Friday, 16 July 2010

John Harvard Library, Southwark

Public Library
Burough High Street (London Bridge tube station)

This library is a popular public library with many innovative features.  There is a local exhibit and Local Record Office, cafe area with a flat screen TV, large reading room and social area and over 25 public computers.  Items are divided by topic and arranged for browsing.  It is very easy to navigate the library, and staff is very accommodating.  In general this seems very similar to public libraries in NY, maybe more multi-cultural because of the city environment.  There is a huge section of Bollywood DVDs, which I am now a new fan of!  

In order to meet current demands, every Southwark library offers the top 20 fiction and non-fiction books in addition to PS3 games.  I have noticed that libraries in the UK do not offer Wii games and/or events like in the states.  The library charges £2 per inter library loan and for scores.  

The Local History Library Collection includes books, photographs, maps, newspapers, videos, tapes and archives.
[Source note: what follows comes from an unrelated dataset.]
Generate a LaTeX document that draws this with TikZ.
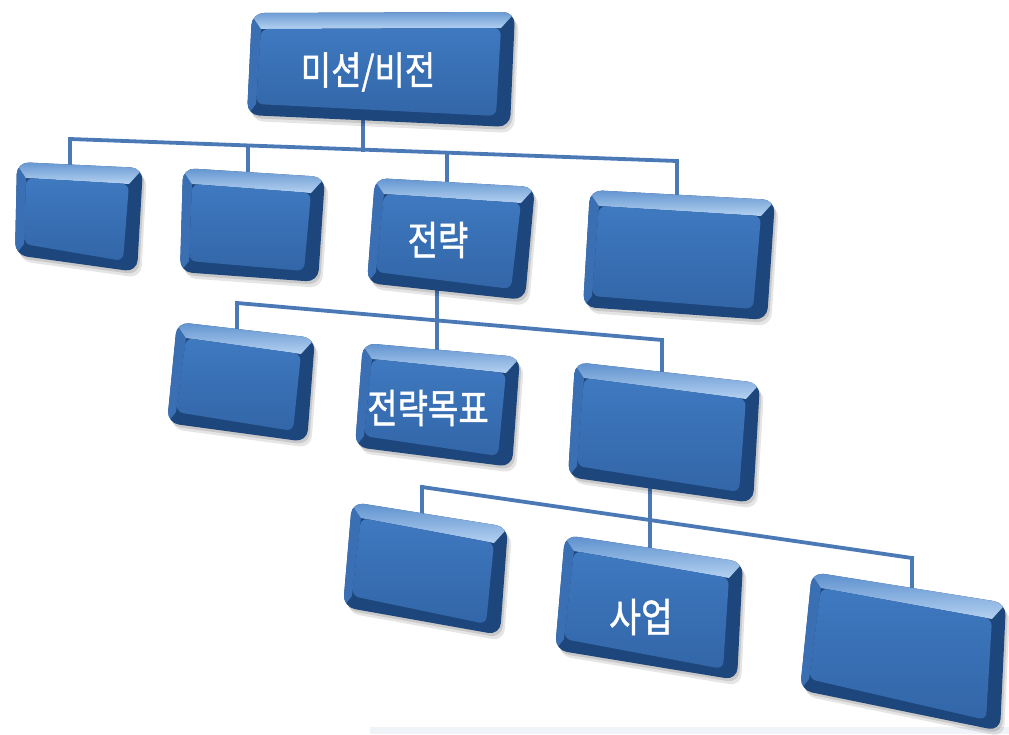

A selection of photographs can be viewed at The site is a work in progress, for example the exhibits page is not yet available.  The entire collection is not online yet, however it claims to be updated daily.  The e-museum is pretty interesting and combines the highlights from three different collections.

This is in between the social area and the children's section.  I've noticed parents give their children more independence in the UK, and this is one example.  Parents have tea in the cafe, read or watch TV while the kids do their own thing.  This is a great introduction to the library environment for children.  They can develop a love for books on their own accord, and use their independence to gain confidence in themselves and in learning.  I love this reading area, I wanted to curl up in there with a book!  Reminds me of this big boat that I had in my school library growing up.  I really appreciate anything funky that can encourage reading in children. 

An array of services are available electronically.  Reserve a computer, pick up and pay for printed items, and check out books at self-service kiosks like this one.  Either type in the library card number or simply place your card inside the machine, and it will scan your entire account.  The library is equipped with RFID (radio frequency identification) allowing patrons to check out their items just by placing them on the counter, one on top of the other.  I have found that more libraries in the U.K. are adopting this method rather than those I use in NY.  This frees up staff to be able to rove and be more active with patrons on the floor. Plus I have to believe patrons enjoy scanning their own books, or is that just the librarian in me?!

This is the book drop outside of the library.  It caught my attention and I think it's a great way to attract patrons.  This is the only book drop I have seen that doubles as a small exhibit space.  It also advertises the library coffee mugs for sale!!  Great usage of space and a fun way to draw some attention.   In general, the library aims to provide a high level of information services while maintaining an innovative, modern edge. 

 John Harvard Library reopened in November 2009 after being closed for renovations for 13 months.  The Lottery-funded award of £1.4 allowed the library to completely revamp and offer the most modern resources.  According to an article from February 6, 2010 on a local Web Site for London SE1, "figures released last week show that 11,276 items (books, DVDs etc) were issued to borrowers in December 2009 compared to 7,115 in December 2007.  The comparative data shows that item issues have increased 58 per cent; visitors to the library have increased by 11 per cent and new borrowers are up by a tremendous 223 per cent".  (  The article was really about a break in, where over 300 DVDs and games were stolen.